Гришу не просто любили все, кто его знал, кому довелось с ним общаться, разговаривать, работать, учиться у него, читать его тексты и даже просто его видеть. Это было не только обаяние ума, красоты и таланта. Мне кажется, что все ощущали невероятный масштаб его личности — личности человека, который «вечности заложник / у времени в плену». Эти пастернаковские слова к поэту, мыслителю, ученому-античнику Григорию Дашевскому имеют самое прямое отношение. Его короткий человеческий век — меньше, чем полвека, — был вписан в тысячелетия.

* * *

В предисловии к «Думе Иван-чая» Дашевский писал про переход своего лирического «я» от «отдельного и внутреннего к совместному и внешнему». В это «я» входит и «я» человека рубежа XX и XXI веков, и «я» Катулла, Гомера, Проперция, Фроста, Бродского, Мандельштама, Блока… Дашевский говорит и с ними, и за них. Его стихи могут быть прозрачно простыми, почти рассказами, почти новеллами — о свидании у метро, о близнецах в животе у фрау, боящихся, что они девочки и что «вдруг Китай за стенами брюшины», о бессоннице, когда является уже «энный сон», а могут быть сгустками мысли, фантастическими притчами — чеканными, закованными в два-три трехстишия, в одну строфу, в жесткую короткую рамку… Эти сгустки мысли, стихи-эмблемы есть в последней собранной Дашевским очень тоненькой, в 18 страниц, книге «Несколько стихотворений и переводов». В ней шесть «своих» и шесть «чужих» стихотворений. «Своих» и «чужих» я взяла в кавычки — потому что граница между своими и чужими призрачная, условная.

Книга открывается «своим» стихотворением 2003 года о мире «без людей»:

Ни себя, ни людей
Нету здесь, не бывает.

В этом озаренном заповедью безлюдном мире остаются ноющее «слабое пенье», крылышко комара, но ни зла, ни терпенья нет, а есть какая-то тень, какое-то воспоминание, некие «будто» злодея и невинного, один «пилит», а другой страдает, «побледнев добела». И нет в этом постчеловеческом пространстве утешения.

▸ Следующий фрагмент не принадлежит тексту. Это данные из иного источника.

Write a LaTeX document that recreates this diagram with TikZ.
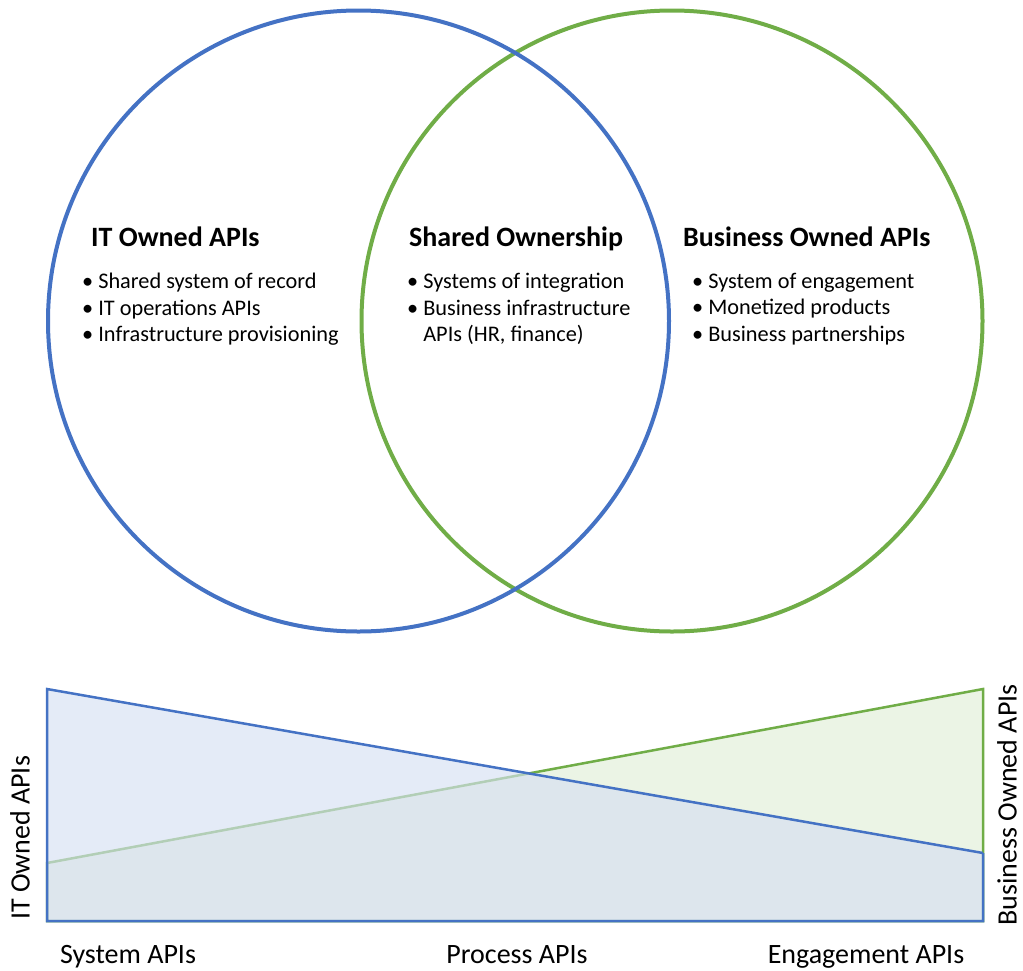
\documentclass[tikz,border=0pt]{standalone}
\usepackage{fontspec}
\setmainfont{Carlito}
\usetikzlibrary{calc}
\usetikzlibrary{positioning}
\definecolor{itblue}{HTML}{4472C4}
\definecolor{bizgreen}{HTML}{70AD47}

\begin{document}
\begin{tikzpicture}[x=1pt,y=-1pt]
\tikzstyle{ring}=[line width=4pt]
\tikzstyle{title}=[font=\fontsize{28}{32}\selectfont\bfseries,anchor=west,inner sep=0pt]
\tikzstyle{list}=[font=\fontsize{22.3}{26.5}\selectfont,align=left,anchor=north west,inner sep=0pt]
\tikzstyle{axis}=[font=\fontsize{28}{32}\selectfont,inner sep=0pt]
\useasboundingbox (0,0) rectangle (1023,970);
% venn
\draw[ring,bizgreen] (672,321) circle (310.5);
\draw[ring,itblue] (358.5,321) circle (310.5);
\node[title] at(91, 237) (itt) {IT Owned APIs};
\node[list] at(82, 273) (itl) {\textbullet\hspace{5pt}Shared system of record\\
                               \textbullet\hspace{5pt}IT operations APIs\\
                               \textbullet\hspace{5pt}Infrastructure provisioning};
\node[title] at(409, 239) (sht) {Shared Ownership};
\node[list] at(407, 273) (shl) {\textbullet\hspace{5pt}Systems of integration\\
                                \textbullet\hspace{5pt}Business infrastructure\\
                                \hphantom{\textbullet\hspace{5pt}}APIs (HR, finance)};
\node[title] at(683, 237) (bzt) {Business Owned APIs};
\node[list] at(692, 273) (bzl) {\textbullet\hspace{5pt}System of engagement\\
                                \textbullet\hspace{5pt}Monetized products\\
                                \textbullet\hspace{5pt}Business partnerships};
% ownership chart
\coordinate (bl) at (47, 921);
\coordinate (br) at (983, 921);
\filldraw[line width=2.5pt,bizgreen,fill=bizgreen!14] (bl) -- (47, 863) -- (983, 689) -- (br) -- cycle;
\fill[itblue!22,fill opacity=0.65] (bl) -- (47, 689) -- (983, 853) -- (br) -- cycle;
\draw[line width=2.5pt,itblue] (983, 853) -- (47, 689) -- (bl) -- (br) -- (983, 853);
\node[axis,rotate=90] at(20, 838) (itax) {IT Owned APIs};
\node[axis,rotate=90] at(1007, 805) (bzax) {Business Owned APIs};
\node[axis,anchor=base] at(128, 963) (sys) {System APIs};
\node[axis,anchor=base] at(517, 963) (proc) {Process APIs};
\node[axis,anchor=base] at(866, 963) (eng) {Engagement APIs};
\end{tikzpicture}
\end{document}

И у меня возникают в памяти стихи Бродского — и «Я обнял эти плечи и взглянул», где пустоту мира нарушает только мотылек, и очень раннее «Ни страны, ни погоста…», где тоже мир остается без лирического героя, но — в отличие от безлюдного мира в стихотворении Дашевского — провожает его, прощается с ним.

Второе и третье «свои» стихотворения сборника — «Чужого малютку баюкал…» и «Марсиане в застенках Генштаба…». Аллегоричность, замкнутость, невозможная глубина этих трагических текстов, где «я» полностью переходит зримые границы, несомненны. В этих стихах звучат простое, теплое, колыбельное «малютку баюкал» или тоже простое, страшное «в застенках Генштаба… содействуют следствию слабо», но начинаются оба стихотворения с тревожного «чужого» и с фантастических «марсиан». В обычной жизни дитя, которого баюкаешь, уже не такое чужое, а марсиан и вовсе нету. Но в стихотворении про малютку лирический герой отдает свое око и говорит «возьми поиграй», и только этим своим оком и может утешить, успокоить малютку, помочь ему уснуть. А иначе что? Может, начнется иной сюжет — Гете и Жуковского — и неизвестно, кто захочет развлечь и умыкнуть малютку. Старик-отец в «Лесном царе» не догадался, не посмел, не захотел отдать ему свое око и спасти его от соблазнов лесного царя. У Дашевского жертва принесена, и увидеть зарю уже нечем, но «уснул наигравшись малютка». А марсианам, которые «коверкают русский язык», не убедить следователей Генштаба, что ни их, марсиан, ни жизни на Марсе, ни «мечты вековой», ни, может быть, всего, во что они, следователи, верят или не верят, ни их самих — нету. Ничего больше нет: ни зари, ни жизни на Марсе, ни знаков препинания.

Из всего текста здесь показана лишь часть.